St. Petersburg, Florida — “Why do you like it?” asks a curator at the Museum of Fine Arts.
It’s one of many questions that make kids think at the MFA as they explore art through the “Strokes of Genius” program. The program, which also teamed up with the Dali Museum this year, lets students from the Blossom Montessori School explore, then recreate, art.
“The students are connected through language, they’re connected through just the visual arts,” says Carol Downing with Blossom Montessori. “It’s an amazing program.”
Kids are encouraged to take it all in through the senses. But it’s a different experience when most of the students are deaf or hard of hearing.

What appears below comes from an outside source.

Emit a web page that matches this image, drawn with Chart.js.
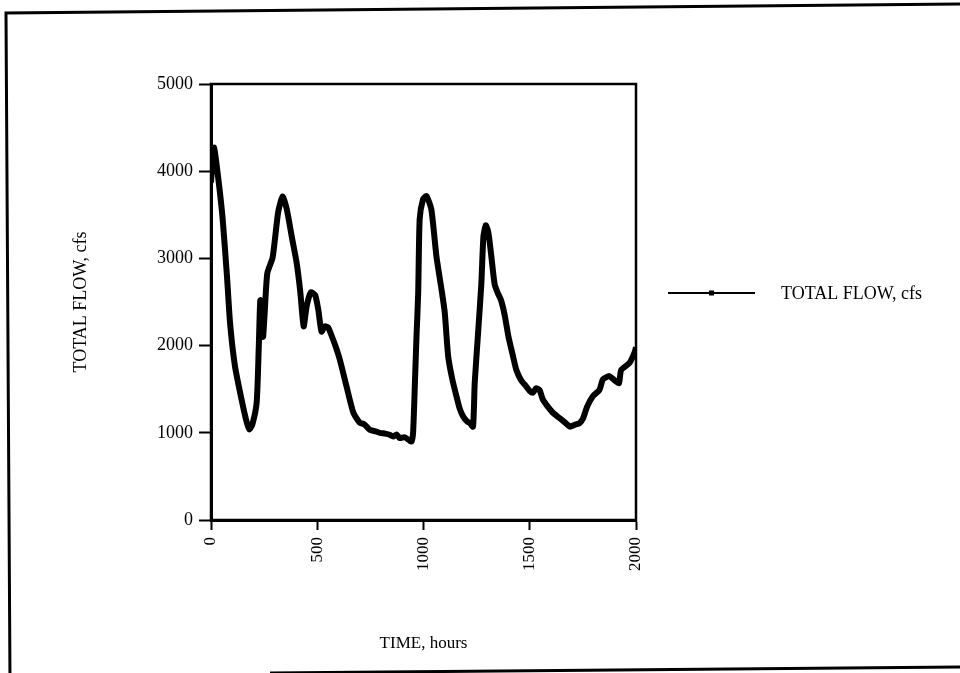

“I think it is fascinating to look around and understand more about the art,” signs 12-year-old Lauren Santiago. “It really makes me want to express myself deeply. It goes right to my heart.”
Santiago actually just won a statewide art award for one of the pieces she created with Strokes of Genius. Through the program, students get to savor the artwork, focusing on what it looks like and how it makes them feel.
“I like looking at the pictures. The things are so beautifully made,” signs student Nathan Negron. “And now I am using it to make my own comic book.”
After they look at the art, they create art, shaping their ideas with clay, and showcasing dreams through mosaics or even peek boxes.
“Essentially they were able to create a scenario from a dream so it was really intimate, a space where you kind of have to peek into,” says Peter Tush, curator of Education at the Dali Museum.
And for the students, that’s the most fun part – understanding the art as a way to better understand themselves.
“It’s so much fun because when the kids recreate it, you just say, ‘Oh my gosh, the process they went through to understand it,’ says Downing.
Everything about Strokes of Genius, from transportation to museum admission, is donated by foundations including Publix Super Market Charities, the Harper Family Foundation and the Community Foundation of Tampa Bay.